The World Health Organization suggests that 30% of new or remodeled buildings have poor indoor air quality. This may be due to the premise that sealing and insulation reduces energy costs. Without good ventilation to improve air quality, the loss of productivity throughout the workforce can, understandably, adversely affect the bottom line by cancelling out any energy cost savings.
Improve the ventilation system to allow fresh air into the office while removing the stale air. This can be done effectively by improving your building’s stack effect.
Increase Natural Lighting
Seasonal affective disorder (SAD) causes depression due to the lack of natural sunlight during the winter months. This is due to the changes in your body’s “master clock” of circadian rhythms. These rhythms are produced by environmental signals, particularly the exposure to light which helps regulate your body’s sleep-wake cycles and body temperature.
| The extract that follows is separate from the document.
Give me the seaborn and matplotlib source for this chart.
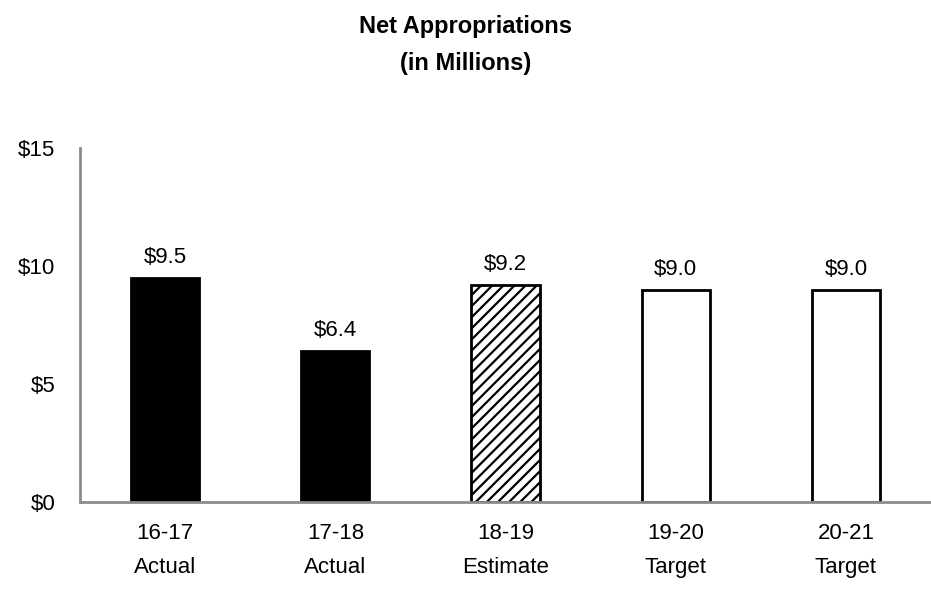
import numpy as np
import pandas as pd
import matplotlib
matplotlib.use("Agg")
import matplotlib.pyplot as plt
import seaborn as sns

# Datos
years = ["16-17", "17-18", "18-19", "19-20", "20-21"]
kinds = ["Actual", "Actual", "Estimate", "Target", "Target"]
values = [9.5, 6.4, 9.2, 9.0, 9.0]

labels = [f"{y}\n{k}" for y, k in zip(years, kinds)]
df = pd.DataFrame({"label": labels, "value": values})

sns.set_style("white")
plt.rcParams["font.family"] = ["Liberation Sans", "DejaVu Sans"]
plt.rcParams["text.color"] = "black"
plt.rcParams["xtick.color"] = "black"
plt.rcParams["ytick.color"] = "black"
plt.rcParams["hatch.linewidth"] = 1.6

fig = plt.figure(figsize=(9.31, 5.98), dpi=100)
ax = fig.add_axes([0.086, 0.1605, 0.914, 0.592])

fills = ["black", "black", "white", "white", "white"]
sns.barplot(data=df, x="label", y="value", hue="label", palette=fills,
            legend=False, width=0.4, ax=ax, saturation=1)

for i, bar in enumerate(ax.patches):
    bar.set_edgecolor("black")
    bar.set_linewidth(2)
    if kinds[i] == "Estimate":
        bar.set_hatch("///")

for i, v in enumerate(values):
    ax.annotate(f"${v:.1f}", (i, v), xytext=(0, 7), textcoords="offset points",
                ha="center", va="bottom", fontsize=16)

ax.set_ylim(0, 15)
ax.set_xlim(-0.5, 4.5)
ax.set_yticks([0, 5, 10, 15])
ax.set_yticklabels(["$0", "$5", "$10", "$15"], fontsize=16)
ax.set_xticks(range(len(labels)))
ax.set_xticklabels(labels, fontsize=16, linespacing=1.8)
ax.tick_params(axis="x", length=0, pad=15)
ax.tick_params(axis="y", length=0, pad=18)
ax.set_xlabel("")
ax.set_ylabel("")

sns.despine(ax=ax, top=True, right=True)
for s in ["left", "bottom"]:
    ax.spines[s].set_color("#8c8c8c")
    ax.spines[s].set_linewidth(2)

fig.suptitle("Net Appropriations\n(in Millions)", fontsize=17, fontweight="bold",
             y=0.975, linespacing=1.8)

fig.savefig("out.png", dpi=100)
If your office staff works primarily in areas without natural sunlight, they can be affected by SAD year round due to the inability to regulate their circadian rhythm. Understandably, this can affect productivity.
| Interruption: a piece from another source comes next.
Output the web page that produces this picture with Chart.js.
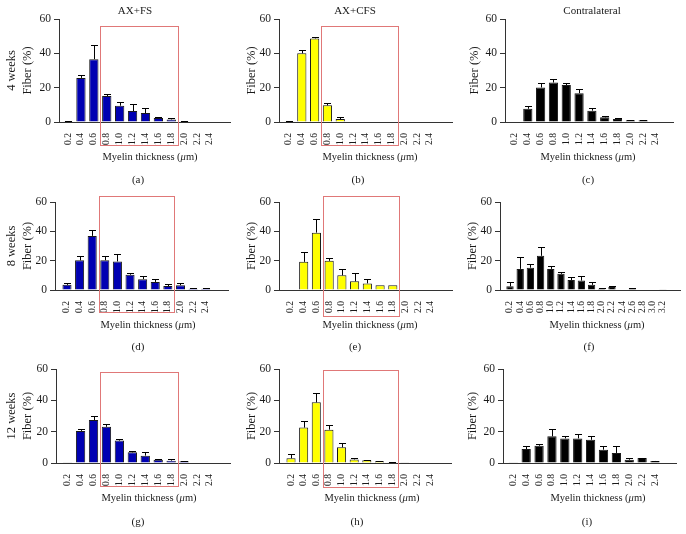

Increase the amount of natural sunlight that enters into the office workplace by removing window tinting and opening window coverings, if possible. If you are unable to increase natural lighting, consider changing your lighting system to one that uses full spectrum lighting.
Cornell University conducted a study that showed typing errors reduced by 44% and typing increased 150% when the office temperature increased from 68 to 77 degrees Fahrenheit. Even though the workers didn’t feel cold when the temperature was set at 68, it did distract them enough to affect their productivity.
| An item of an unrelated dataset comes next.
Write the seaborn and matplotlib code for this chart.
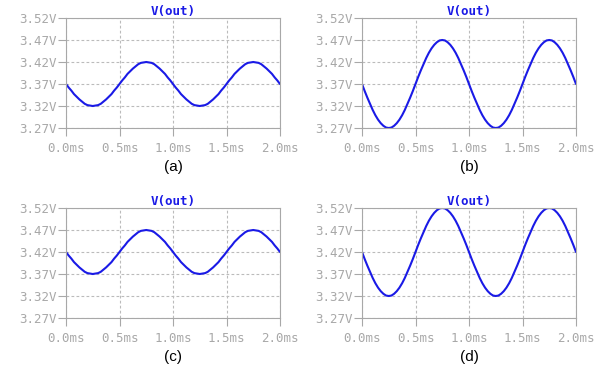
import pandas as pd
import seaborn as sns
import matplotlib.pyplot as plt

# time axis (ms) and V(out) samples
time_ms = [0.000, 0.025, 0.050, 0.075, 0.100, 0.125, 0.150, 0.175, 0.200, 0.225,
           0.250, 0.275, 0.300, 0.325, 0.350, 0.375, 0.400, 0.425, 0.450, 0.475,
           0.500, 0.525, 0.550, 0.575, 0.600, 0.625, 0.650, 0.675, 0.700, 0.725,
           0.750, 0.775, 0.800, 0.825, 0.850, 0.875, 0.900, 0.925, 0.950, 0.975,
           1.000, 1.025, 1.050, 1.075, 1.100, 1.125, 1.150, 1.175, 1.200, 1.225,
           1.250, 1.275, 1.300, 1.325, 1.350, 1.375, 1.400, 1.425, 1.450, 1.475,
           1.500, 1.525, 1.550, 1.575, 1.600, 1.625, 1.650, 1.675, 1.700, 1.725,
           1.750, 1.775, 1.800, 1.825, 1.850, 1.875, 1.900, 1.925, 1.950, 1.975,
           2.000]

vout_a = [3.370, 3.362, 3.355, 3.347, 3.341, 3.335, 3.330, 3.325, 3.322, 3.321,
          3.320, 3.321, 3.322, 3.325, 3.330, 3.335, 3.341, 3.347, 3.355, 3.362,
          3.370, 3.378, 3.385, 3.393, 3.399, 3.405, 3.410, 3.415, 3.418, 3.419,
          3.420, 3.419, 3.418, 3.415, 3.410, 3.405, 3.399, 3.393, 3.385, 3.378,
          3.370, 3.362, 3.355, 3.347, 3.341, 3.335, 3.330, 3.325, 3.322, 3.321,
          3.320, 3.321, 3.322, 3.325, 3.330, 3.335, 3.341, 3.347, 3.355, 3.362,
          3.370, 3.378, 3.385, 3.393, 3.399, 3.405, 3.410, 3.415, 3.418, 3.419,
          3.420, 3.419, 3.418, 3.415, 3.410, 3.405, 3.399, 3.393, 3.385, 3.378,
          3.370]

vout_b = [3.370, 3.354, 3.339, 3.325, 3.311, 3.299, 3.289, 3.281, 3.275, 3.271,
          3.270, 3.271, 3.275, 3.281, 3.289, 3.299, 3.311, 3.325, 3.339, 3.354,
          3.370, 3.386, 3.401, 3.415, 3.429, 3.441, 3.451, 3.459, 3.465, 3.469,
          3.470, 3.469, 3.465, 3.459, 3.451, 3.441, 3.429, 3.415, 3.401, 3.386,
          3.370, 3.354, 3.339, 3.325, 3.311, 3.299, 3.289, 3.281, 3.275, 3.271,
          3.270, 3.271, 3.275, 3.281, 3.289, 3.299, 3.311, 3.325, 3.339, 3.354,
          3.370, 3.386, 3.401, 3.415, 3.429, 3.441, 3.451, 3.459, 3.465, 3.469,
          3.470, 3.469, 3.465, 3.459, 3.451, 3.441, 3.429, 3.415, 3.401, 3.386,
          3.370]

vout_c = [3.420, 3.412, 3.405, 3.397, 3.391, 3.385, 3.380, 3.375, 3.372, 3.371,
          3.370, 3.371, 3.372, 3.375, 3.380, 3.385, 3.391, 3.397, 3.405, 3.412,
          3.420, 3.428, 3.435, 3.443, 3.449, 3.455, 3.460, 3.465, 3.468, 3.469,
          3.470, 3.469, 3.468, 3.465, 3.460, 3.455, 3.449, 3.443, 3.435, 3.428,
          3.420, 3.412, 3.405, 3.397, 3.391, 3.385, 3.380, 3.375, 3.372, 3.371,
          3.370, 3.371, 3.372, 3.375, 3.380, 3.385, 3.391, 3.397, 3.405, 3.412,
          3.420, 3.428, 3.435, 3.443, 3.449, 3.455, 3.460, 3.465, 3.468, 3.469,
          3.470, 3.469, 3.468, 3.465, 3.460, 3.455, 3.449, 3.443, 3.435, 3.428,
          3.420]

vout_d = [3.420, 3.404, 3.389, 3.375, 3.361, 3.349, 3.339, 3.331, 3.325, 3.321,
          3.320, 3.321, 3.325, 3.331, 3.339, 3.349, 3.361, 3.375, 3.389, 3.404,
          3.420, 3.436, 3.451, 3.465, 3.479, 3.491, 3.501, 3.509, 3.515, 3.519,
          3.520, 3.519, 3.515, 3.509, 3.501, 3.491, 3.479, 3.465, 3.451, 3.436,
          3.420, 3.404, 3.389, 3.375, 3.361, 3.349, 3.339, 3.331, 3.325, 3.321,
          3.320, 3.321, 3.325, 3.331, 3.339, 3.349, 3.361, 3.375, 3.389, 3.404,
          3.420, 3.436, 3.451, 3.465, 3.479, 3.491, 3.501, 3.509, 3.515, 3.519,
          3.520, 3.519, 3.515, 3.509, 3.501, 3.491, 3.479, 3.465, 3.451, 3.436,
          3.420]

panel_labels = ["(a)", "(b)", "(c)", "(d)"]
x_ticks = [0.0, 0.5, 1.0, 1.5, 2.0]
x_ticklabels = ["0.0ms", "0.5ms", "1.0ms", "1.5ms", "2.0ms"]
y_ticks = [3.27, 3.32, 3.37, 3.42, 3.47, 3.52]
y_ticklabels = ["3.27V", "3.32V", "3.37V", "3.42V", "3.47V", "3.52V"]

sns.set_style("white")
plt.rcParams["font.family"] = ["DejaVu Sans Mono"]

fig = plt.figure(figsize=(6, 3.76), dpi=100)

# axes boxes in pixel terms (left, top) of the 600x376 image
boxes = [(66, 18), (362, 18), (66, 208), (362, 208)]
w_px, h_px = 214, 110
series = [vout_a, vout_b, vout_c, vout_d]

grey = "#a8a8a8"
blue = "#1a1ae6"
for (left, top), vals, lab in zip(boxes, series, panel_labels):
    ax = fig.add_axes([left / 600, 1 - (top + h_px) / 376, w_px / 600, h_px / 376])
    df = pd.DataFrame({"t": time_ms, "v": vals})
    sns.lineplot(data=df, x="t", y="v", ax=ax, color=blue, linewidth=1.5)
    ax.set_xlim(0, 2.0)
    ax.set_ylim(3.27, 3.52)
    ax.set_xticks(x_ticks)
    ax.set_xticklabels(x_ticklabels)
    ax.set_yticks(y_ticks)
    ax.set_yticklabels(y_ticklabels)
    ax.set_xlabel("")
    ax.set_ylabel("")
    ax.tick_params(axis="both", colors=grey, labelcolor=grey, labelsize=9,
                   width=0.8, direction="out", left=True, bottom=True)
    ax.tick_params(axis="x", length=6, pad=4)
    ax.tick_params(axis="y", length=6, pad=0.5)
    ax.grid(True, color="#bbbbbb", linestyle=(0, (2.5, 2)), linewidth=0.8)
    for sp in ax.spines.values():
        sp.set_color(grey)
        sp.set_linewidth(0.8)
    ax.set_title("V(out)", color=blue, fontsize=9, fontweight="bold", pad=2)
    cx = (left + w_px / 2) / 600
    cy = 1 - (top + h_px + 39) / 376
    fig.text(cx, cy, lab, ha="center", va="center", fontsize=11,
             family=["Liberation Sans"], color="black")

fig.savefig("out.png", dpi=100, facecolor="white")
It may take a few months to find the optimal temperature for your particular office setting. Adjust the temperature by one or two degrees on a weekly basis and watch for changes in productivity until you find the right thermostat setting for your office.
The flow of the office can affect productivity. An office with open space can help to promote collaboration between your office staff, but it can also be disruptive to those who concentrate better when working alone or with few distractions. Many offices use desks, cabinets and dividers, like those from D&R Office Works Inc., to section of various work stations to give each worker more privacy to conduct their tasks.
The most suitable arrangement for your office furniture will largely depend on whether your staff works individually or as a collaborative team. If your staff requires a bit of both, consider installing moveable office partitions that can transform the office from open to individual spaces quickly.
By reducing distractions with strategically placed partitions, improving the air quality and natural sunlight, and keeping the temperature at a comfortable level, the production level in your office should increase.